### AIM OF THE TASK
Leave out the pictures and set down exactly the lines from the start of the listing through the one with "0.066, 0.049, 0.043];", both included.
## begin
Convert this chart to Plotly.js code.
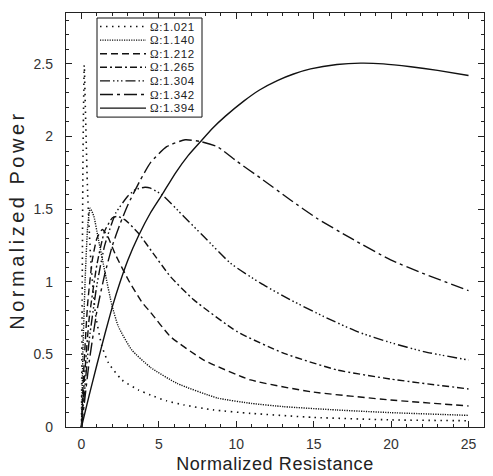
<!DOCTYPE html>
<html>
<head>
<meta charset="utf-8">
<script src="https://cdn.plot.ly/plotly-3.0.1.min.js"></script>
<style>
html,body{margin:0;padding:0;background:#fff;}
#chart{width:493px;height:476px;}
.ytitle{letter-spacing:3.5px;}
.xtitle{letter-spacing:0.6px;}
.annotation-text{letter-spacing:0.6px;}
</style>
</head>
<body>
<div id="chart"></div>
<script>
// ---- data ----
var omegaLabels = ["Ω:1.021", "Ω:1.140", "Ω:1.212", "Ω:1.265", "Ω:1.304", "Ω:1.342", "Ω:1.394"];

var x_1021 = [0, 0.05, 0.1, 0.18, 0.25, 0.4, 0.6, 0.9, 1.31, 1.75, 2.61, 3.68, 4.46, 5.5, 6.61, 8.5, 10.92, 15, 20, 25];
var y_1021 = [0, 1.0, 1.9, 2.49, 2.2, 1.6, 1.15, 0.78, 0.56, 0.44, 0.324, 0.255, 0.22, 0.18, 0.152, 0.118, 0.094, 0.066, 0.049, 0.043];

var x_1140 = [0, 0.1, 0.25, 0.4, 0.56, 0.8, 1.1, 1.53, 1.96, 2.39, 3.25, 4.46, 6.18, 8.77, 11, 13.08, 16.5, 19.97, 25];
var y_1140 = [0, 0.55, 1.05, 1.38, 1.506, 1.45, 1.288, 1.058, 0.84, 0.69, 0.53, 0.41, 0.30, 0.20, 0.162, 0.14, 0.117, 0.099, 0.080];

var x_1212 = [0, 0.15, 0.4, 0.7, 1.0, 1.35, 1.7, 2.18, 3.04, 3.9, 4.46, 5.75, 7.9, 10.92, 14.8, 19.97, 25];
var y_1212 = [0, 0.4, 0.85, 1.15, 1.3, 1.36, 1.31, 1.19, 1.01, 0.86, 0.79, 0.622, 0.461, 0.324, 0.243, 0.186, 0.145];

var x_1265 = [0, 0.2, 0.5, 1.0, 1.5, 2.0, 2.3, 2.82, 3.68, 4.6, 5.75, 7.26, 10.06, 13.08, 16.5, 19.97, 25];
var y_1265 = [0, 0.35, 0.75, 1.12, 1.35, 1.44, 1.45, 1.426, 1.334, 1.2, 1.035, 0.875, 0.656, 0.507, 0.393, 0.33, 0.262];

var x_1304 = [0, 0.2, 0.5, 1.0, 1.5, 2.2, 3.0, 3.5, 4.1, 4.46, 5.21, 6.61, 7.9, 9.63, 11.57, 13.5, 15.66, 17.82, 19.97, 22.1, 25];
var y_1304 = [0, 0.25, 0.6, 0.98, 1.25, 1.47, 1.59, 1.635, 1.65, 1.644, 1.598, 1.449, 1.311, 1.127, 0.99, 0.875, 0.76, 0.656, 0.581, 0.519, 0.461];

var x_1342 = [0, 0.2, 0.5, 1.0, 1.5, 2.0, 2.5, 3.0, 3.8, 4.46, 5.5, 6.7, 7.7, 8.77, 10.06, 11.57, 13.5, 15.2, 17.4, 19.97, 22, 25];
var y_1342 = [0, 0.18, 0.45, 0.8, 1.05, 1.25, 1.40, 1.53, 1.70, 1.82, 1.93, 1.977, 1.965, 1.93, 1.827, 1.713, 1.563, 1.437, 1.30, 1.15, 1.06, 0.939];

var x_1394 = [0, 0.5, 1.0, 1.5, 2.0, 2.5, 3.0, 3.7, 4.46, 5.21, 6.08, 6.9, 7.69, 8.5, 9.3, 10.5, 11.5, 12.65, 13.7, 14.8, 16.5, 18.03, 19.5, 21.27, 23, 25];
var y_1394 = [0, 0.22, 0.43, 0.635, 0.83, 1.0, 1.15, 1.32, 1.475, 1.60, 1.75, 1.87, 1.965, 2.06, 2.14, 2.245, 2.32, 2.385, 2.43, 2.465, 2.495, 2.505, 2.50, 2.48, 2.455, 2.42];

var xTickVals = [0, 5, 10, 15, 20, 25];
var xTickText = ["0", "5", "10", "15", "20", "25"];
var yTickVals = [0, 0.5, 1, 1.5, 2, 2.5];
var yTickText = ["0", "0.5", "1", "1.5", "2", "2.5"];

// ---- styles ----
var seriesX = [x_1021, x_1140, x_1212, x_1265, x_1304, x_1342, x_1394];
var seriesY = [y_1021, y_1140, y_1212, y_1265, y_1304, y_1342, y_1394];
var dashes = [
  "1.5px,4.5px",
  "1.2px,1.2px",
  "7px,4px",
  "7px,3px,2px,3px",
  "10px,3px,1.5px,2.5px,1.5px,2.5px,1.5px,3px",
  "13px,4px,3px,4px",
  "solid"
];
var widths = [1.6, 1.4, 1.4, 1.4, 1.4, 1.4, 1.4];

var traces = [];
for (var i = 0; i < seriesX.length; i++) {
  traces.push({
    x: seriesX[i], y: seriesY[i], name: omegaLabels[i],
    type: "scatter", mode: "lines",
    line: {color: "#111", width: widths[i], dash: dashes[i], shape: "spline", smoothing: 0.5},
    hoverinfo: "skip"
  });
}

// ---- manual legend (box, samples, labels) in paper coordinates ----
var plotL = 66, plotR = 484, plotT = 13, plotB = 427;
var pw = plotR - plotL, ph = plotB - plotT;
function px2paperX(p) { return (p - plotL) / pw; }
function py2paperY(p) { return (plotB - p) / ph; }

var rowTop = 26.5, rowGap = 13.6;
var shapes = [{
  type: "rect", xref: "paper", yref: "paper",
  x0: px2paperX(97), x1: px2paperX(202), y0: py2paperY(rowTop + rowGap * 6 + 9), y1: py2paperY(18),
  line: {color: "#111", width: 1}, fillcolor: "white", layer: "above"
}];
var annotations = [];
for (var j = 0; j < omegaLabels.length; j++) {
  var rowY = rowTop + rowGap * j;
  shapes.push({
    type: "line", xref: "paper", yref: "paper",
    x0: px2paperX(100), x1: px2paperX(146), y0: py2paperY(rowY), y1: py2paperY(rowY),
    line: {color: "#111", width: widths[j], dash: dashes[j]}, layer: "above"
  });
  var lab = omegaLabels[j];
  annotations.push({
    xref: "paper", yref: "paper", x: px2paperX(149), y: py2paperY(rowY),
    xanchor: "left", yanchor: "middle", showarrow: false, borderpad: 0,
    text: '<span style="font-family:Liberation Serif, Times New Roman, serif">' +
          lab.charAt(0) + '</span>' + lab.slice(1),
    font: {size: 11.5, color: "#222"}
  });
}

var axisCommon = {
  ticks: "inside", ticklen: 6, tickwidth: 1, tickcolor: "#222",
  showline: true, linecolor: "#222", linewidth: 1.2, mirror: "allticks",
  showgrid: false, zeroline: false,
  tickfont: {size: 14, color: "#333"}
};

var layout = {
  width: 493, height: 476,
  margin: {l: plotL, r: 493 - plotR, t: plotT, b: 476 - plotB},
  paper_bgcolor: "white", plot_bgcolor: "white",
  showlegend: false,
  font: {family: "Liberation Sans, Arial, Helvetica, sans-serif", color: "#222"},
  xaxis: Object.assign({}, axisCommon, {
    range: [-1, 26], tickmode: "array", tickvals: xTickVals, ticktext: xTickText,
    minor: {tickmode: "linear", tick0: 0, dtick: 1, ticks: "inside", ticklen: 3, tickcolor: "#222", showgrid: false},
    ticklabelstandoff: 4,
    title: {text: "Normalized Resistance", font: {size: 18, color: "#222"}, standoff: 6}
  }),
  yaxis: Object.assign({}, axisCommon, {
    range: [0, 2.85], tickmode: "array", tickvals: yTickVals, ticktext: yTickText,
    minor: {tickmode: "linear", tick0: 0, dtick: 0.1, ticks: "inside", ticklen: 3, tickcolor: "#222", showgrid: false},
    ticklabelstandoff: 9,
    title: {text: "Normalized Power", font: {size: 20, color: "#222"}, standoff: 3}
  }),
  shapes: shapes,
  annotations: annotations
};

Plotly.newPlot("chart", traces, layout, {displayModeBar: false, staticPlot: true});
</script>
</body>
</html>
## end
### FULL OUTPUT
Convert this chart to Plotly.js code.
<!DOCTYPE html>
<html>
<head>
<meta charset="utf-8">
<script src="https://cdn.plot.ly/plotly-3.0.1.min.js"></script>
<style>
html,body{margin:0;padding:0;background:#fff;}
#chart{width:493px;height:476px;}
.ytitle{letter-spacing:3.5px;}
.xtitle{letter-spacing:0.6px;}
.annotation-text{letter-spacing:0.6px;}
</style>
</head>
<body>
<div id="chart"></div>
<script>
// ---- data ----
var omegaLabels = ["Ω:1.021", "Ω:1.140", "Ω:1.212", "Ω:1.265", "Ω:1.304", "Ω:1.342", "Ω:1.394"];

var x_1021 = [0, 0.05, 0.1, 0.18, 0.25, 0.4, 0.6, 0.9, 1.31, 1.75, 2.61, 3.68, 4.46, 5.5, 6.61, 8.5, 10.92, 15, 20, 25];
var y_1021 = [0, 1.0, 1.9, 2.49, 2.2, 1.6, 1.15, 0.78, 0.56, 0.44, 0.324, 0.255, 0.22, 0.18, 0.152, 0.118, 0.094, 0.066, 0.049, 0.043];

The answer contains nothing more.